The vocational education and training (VET) sector is the key to future proofing Australia’s economy, says Nicholas Wyman, CEO of the not-for-profit Skilling Australia Foundation.
“Political and business leaders often bemoan Australia’s perennial social and economic problems, but it is clear the VET sector can play a significant role in resolving them,” he said on the cusp of the release of a report, Perceptions Are Not Reality: myths, realities & the critical role of vocational education & training in Australia. The Skilling Australia Foundation and McCrindle Research produced the report with funding support from Citi Australia.
The report tackles myths about the VET sector, which is often considered the “poor cousin” of universities.
“Australia’s VET sector, far from preparing students for low-skilled, low-paid or low-future work, produces highly skilled graduates with remuneration and employment outcomes comparable to – and sometimes surpassing – those of university graduates,” says Wyman.
“The report shows there is currently an array of respectable, well-compensated, upwardly mobile careers that don’t require a university education. These jobs exist in progressive, fast-growth industries, such as healthcare, bio-tech and cyber security, agriculture, information technology and service industries, such as tourism and hospitality. Unfortunately, vocational study has a history of being seen as less respectable than attending university. This must change.”

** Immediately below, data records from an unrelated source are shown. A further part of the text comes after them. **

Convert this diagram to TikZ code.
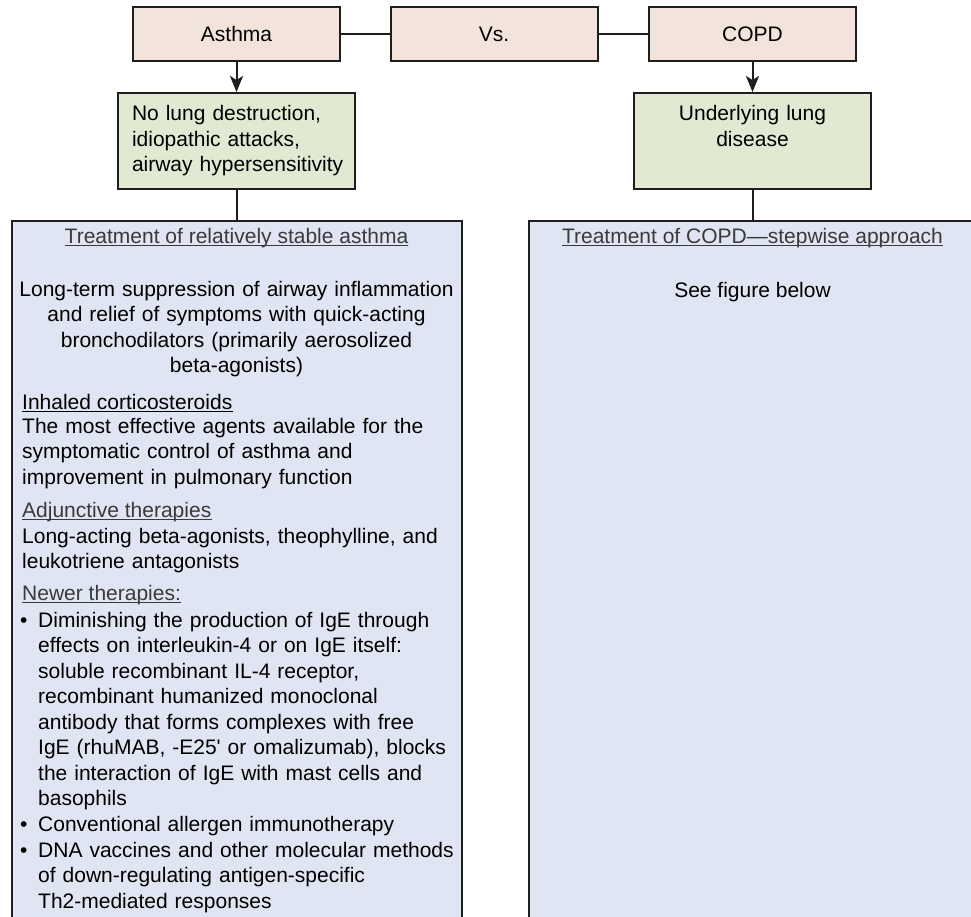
\documentclass[tikz,border=0pt]{standalone}
\usepackage{fontspec}
\setmainfont{Liberation Sans}
\usetikzlibrary{arrows.meta}

\definecolor{boxtan}{HTML}{F2E4DA}
\definecolor{boxgreen}{HTML}{E2E9D3}
\definecolor{boxblue}{HTML}{DFE5F2}
\definecolor{edge}{HTML}{1E1E1E}
\definecolor{headgray}{HTML}{3A3A3A}

\begin{document}
\begin{tikzpicture}[x=1pt,y=-1pt,
  every node/.style={font=\fontsize{21}{25.5}\selectfont, inner sep=0pt, text=black},
  topbox/.style={draw=edge, line width=2pt, fill=boxtan, minimum width=207pt, minimum height=54pt},
  greenbox/.style={draw=edge, line width=2pt, fill=boxgreen, minimum width=237pt, minimum height=96pt,
    text width=209pt, inner xsep=14pt},
  panel/.style={draw=edge, line width=2pt, fill=boxblue, minimum height=760pt, anchor=north},
  heading/.style={text=headgray, anchor=base},
  ul/.style={draw=headgray, line width=1.2pt},
  para/.style={anchor=base west, text width=430pt, align=left},
  link/.style={draw=edge, line width=2pt},
  flow/.style={link, -{Stealth[length=16pt,width=13pt,inset=4pt]}}
]
\useasboundingbox (0,0) rectangle (971,916);
\clip (0,0) rectangle (971,916);

% top row
\node[topbox] (asthma) at (236.5,34) {Asthma};
\node[topbox] (vs)     at (494,34)   {Vs.};
\node[topbox] (copd)   at (752.5,34) {COPD};
\draw[link] (asthma.east) -- (vs.west);
\draw[link] (vs.east) -- (copd.west);

% characteristics
\node[greenbox, align=left] (asthmag) at (236.5,141)
  {\mbox{No lung destruction,}\\\mbox{idiopathic attacks,}\\\mbox{airway hypersensitivity}};
\node[greenbox, align=center] (copdg) at (752.5,141)
  {Underlying lung\\disease\\\vphantom{y}};
\draw[flow] (asthma) -- (asthmag);
\draw[flow] (copd) -- (copdg);

% treatment panels
\node[panel, minimum width=450pt] (lpanel) at (236.5,220) {};
\node[panel, minimum width=448pt] (rpanel) at (752.5,220) {};
\draw[link] (asthmag.south) -- (lpanel.north);
\draw[link] (copdg.south) -- (rpanel.north);

% asthma treatment
\node[heading] (lhead) at (236.5,243) {Treatment of relatively stable asthma};
\draw[ul] ([yshift=-2.5pt]lhead.base west) -- ([yshift=-2.5pt]lhead.base east);

\node[anchor=base, text width=440pt, align=center] (lterm) at (236.5,296)
  {Long-term suppression of airway inflammation\\and relief of symptoms with quick-acting\\bronchodilators (primarily aerosolized\\beta-agonists)};

\node[heading, anchor=base west, text=black] (inh) at (22,409) {Inhaled corticosteroids};
\draw[ul, draw=black] ([yshift=-2.5pt]inh.base west) -- ([yshift=-2.5pt]inh.base east);
\node[para] (inhtxt) at (22,433)
  {The most effective agents available for the\\symptomatic control of asthma and\\improvement in pulmonary function};

\node[heading, anchor=base west] (adj) at (22,517) {Adjunctive therapies};
\draw[ul] ([yshift=-2.5pt]adj.base west) -- ([yshift=-2.5pt]adj.base east);
\node[para] (adjtxt) at (22,543)
  {Long-acting beta-agonists, theophylline, and\\leukotriene antagonists};

\node[heading, anchor=base west] (newer) at (22,600) {Newer therapies:};
\draw[ul] ([yshift=-2.5pt]newer.base west) -- ([yshift=-2.5pt]newer.base east);

\node[anchor=base west] (b1) at (20,627) {•};
\node[para, text width=420pt] (b1txt) at (38,627)
  {Diminishing the production of IgE through\\effects on interleukin-4 or on IgE itself:\\soluble recombinant IL-4 receptor,\\recombinant humanized monoclonal\\antibody that forms complexes with free\\IgE (rhuMAB, -E25\textquotesingle{} or omalizumab), blocks\\the interaction of IgE with mast cells and\\basophils};
\node[anchor=base west] (b2) at (20,831) {•};
\node[para, text width=420pt] (b2txt) at (38,831) {Conventional allergen immunotherapy};
\node[anchor=base west] (b3) at (20,857) {•};
\node[para, text width=420pt] (b3txt) at (38,857)
  {DNA vaccines and other molecular methods\\of down-regulating antigen-specific\\Th2-mediated responses};

% COPD treatment
\node[heading] (rhead) at (752.5,243) {Treatment of COPD—stepwise approach};
\draw[ul] ([yshift=-2.5pt]rhead.base west) -- ([yshift=-2.5pt]rhead.base east);
\node[anchor=base] (see) at (752.5,297) {See figure below};
\end{tikzpicture}
\end{document}
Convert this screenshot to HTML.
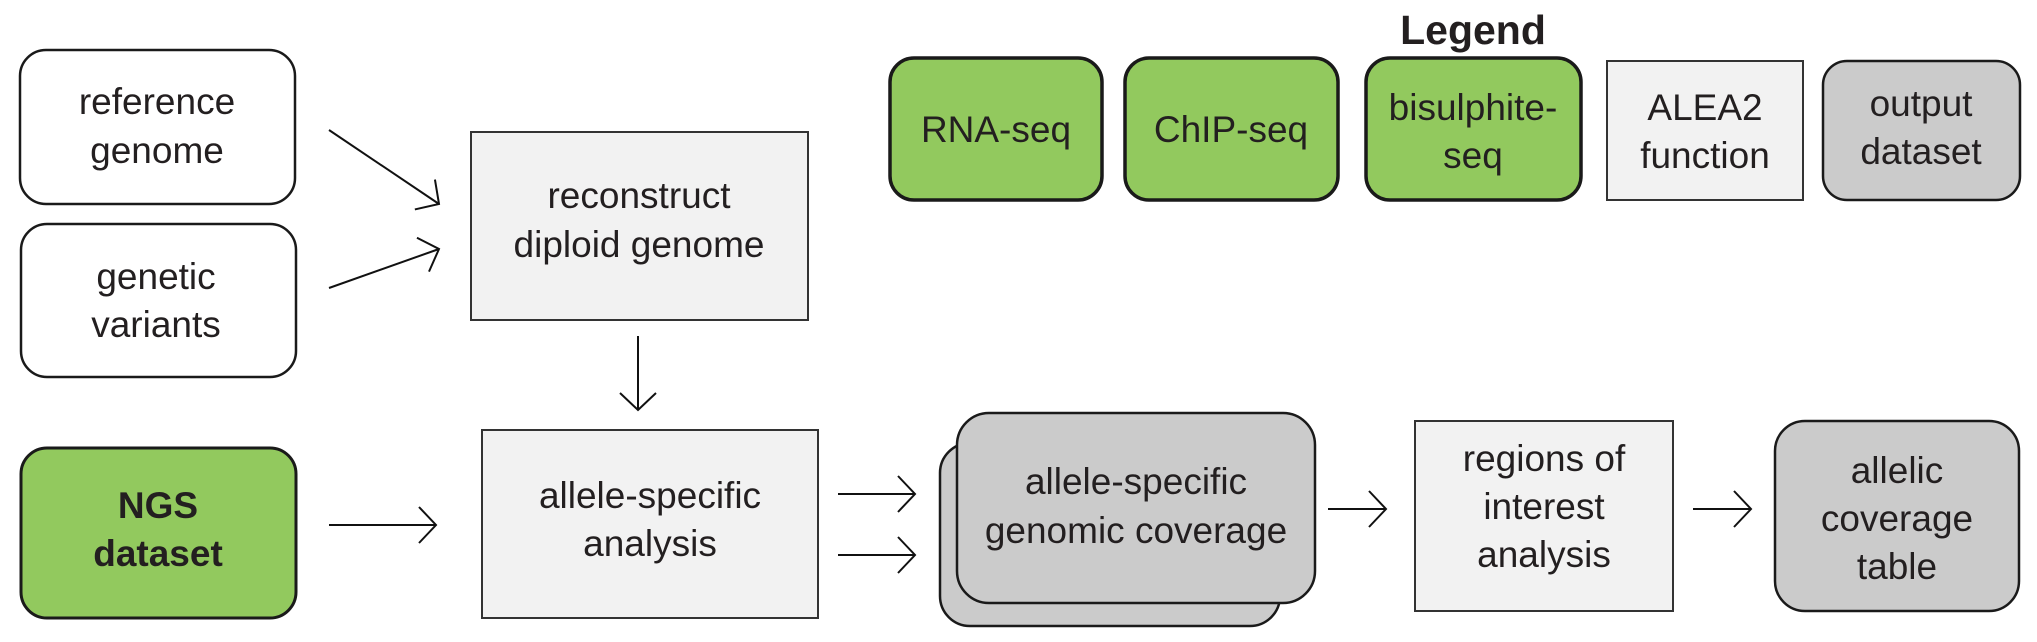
<!DOCTYPE html>
<html><head><meta charset="utf-8"><style>
html,body{margin:0;padding:0;background:#fff;}
svg{display:block;}
text{font-family:"Liberation Sans",Arial,sans-serif;font-size:37px;fill:#231f20;text-anchor:middle;}
</style></head><body>
<svg width="2037" height="642" viewBox="0 0 2037 642" xmlns="http://www.w3.org/2000/svg">
<defs>
<marker id="a" markerWidth="24" markerHeight="40" refX="20" refY="20" orient="auto" markerUnits="userSpaceOnUse">
<path d="M3,2 L20,20 L3,38" fill="none" stroke="#111" stroke-width="2"/>
</marker>
</defs>
<rect x="20" y="50" width="275" height="154" rx="26" fill="#fff" stroke="#1a1a1a" stroke-width="2.5"/>
<text x="157" y="114">reference</text><text x="157" y="163">genome</text>
<rect x="21" y="224" width="275" height="153" rx="26" fill="#fff" stroke="#1a1a1a" stroke-width="2.5"/>
<text x="156" y="289">genetic</text><text x="156" y="337">variants</text>
<rect x="21" y="448" width="275" height="170" rx="26" fill="#92c95e" stroke="#1a1a1a" stroke-width="3"/>
<text x="158" y="518" style="font-weight:bold">NGS</text><text x="158" y="566" style="font-weight:bold">dataset</text>
<rect x="471" y="132" width="337" height="188" fill="#f2f2f2" stroke="#333" stroke-width="2"/>
<text x="639" y="208">reconstruct</text><text x="639" y="257">diploid genome</text>
<rect x="482" y="430" width="336" height="188" fill="#f2f2f2" stroke="#333" stroke-width="2"/>
<text x="650" y="508">allele-specific</text><text x="650" y="556">analysis</text>
<rect x="940" y="443" width="340" height="183" rx="30" fill="#cbcbcb" stroke="#1a1a1a" stroke-width="2.5"/>
<rect x="957" y="413" width="358" height="190" rx="32" fill="#cbcbcb" stroke="#1a1a1a" stroke-width="2.5"/>
<text x="1136" y="494">allele-specific</text><text x="1136" y="543">genomic coverage</text>
<rect x="1415" y="421" width="258" height="190" fill="#f2f2f2" stroke="#333" stroke-width="2"/>
<text x="1544" y="471">regions of</text><text x="1544" y="519">interest</text><text x="1544" y="567">analysis</text>
<rect x="1775" y="421" width="244" height="190" rx="30" fill="#cbcbcb" stroke="#1a1a1a" stroke-width="2.5"/>
<text x="1897" y="483">allelic</text><text x="1897" y="531">coverage</text><text x="1897" y="579">table</text>
<g stroke="#111" stroke-width="2" fill="none" marker-end="url(#a)">
<line x1="329" y1="130" x2="439" y2="204"/>
<line x1="329" y1="288" x2="439" y2="249"/>
<line x1="638" y1="336" x2="638" y2="410"/>
<line x1="329" y1="525" x2="436" y2="525"/>
<line x1="838" y1="494" x2="915" y2="494"/>
<line x1="838" y1="555" x2="915" y2="555"/>
<line x1="1328" y1="509" x2="1386" y2="509"/>
<line x1="1693" y1="509" x2="1751" y2="509"/>
</g>
<text x="1473" y="44" style="font-weight:bold;font-size:41px">Legend</text>
<rect x="890" y="58" width="212" height="142" rx="24" fill="#92c95e" stroke="#1a1a1a" stroke-width="3.5"/>
<text x="996" y="142">RNA-seq</text>
<rect x="1125" y="58" width="213" height="142" rx="24" fill="#92c95e" stroke="#1a1a1a" stroke-width="3.5"/>
<text x="1231" y="142">ChIP-seq</text>
<rect x="1366" y="58" width="215" height="142" rx="24" fill="#92c95e" stroke="#1a1a1a" stroke-width="3.5"/>
<text x="1473" y="120">bisulphite-</text><text x="1473" y="168">seq</text>
<rect x="1607" y="61" width="196" height="139" fill="#f2f2f2" stroke="#333" stroke-width="2"/>
<text x="1705" y="120">ALEA2</text><text x="1705" y="168">function</text>
<rect x="1823" y="61" width="197" height="139" rx="24" fill="#cbcbcb" stroke="#1a1a1a" stroke-width="2.5"/>
<text x="1921" y="116">output</text><text x="1921" y="164">dataset</text>
</svg>
</body></html>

“The VET sector is well-known for partnering with industry and government to equip people, particularly younger people, with workplace specific skills and knowledge which aim to meet current and future employment demands,” he says.
In the report, Wyman calls on Australia to raise the status of skilled education, address youth unemployment and disengagement and to ensure people graduate from our educational institutions with real-world workplace skills.
“These are three practical ways Australia can skill up to meet the demands of a vibrant, innovative 21st-century economy.”
And with the announcement of the Skilling Australians Fund, the recent Federal Government Budget appears to back this push for vocational education with $1.5 billion to be spent over the next four years on trainees and apprentices. The aim is to help train 300,000 Australian workers so they can replace skilled foreign workers in high-demand jobs. Businesses who employ skilled migrants will pay a new levy, which is expected to raise most of the funds.
Wyman says: “No two people are the same, nor will they travel the same path. We all have different learning styles, interests and talents. With skills-based career development, young Australians can pursue an individual passion while gaining the knowledge and experience to build a rewarding career.”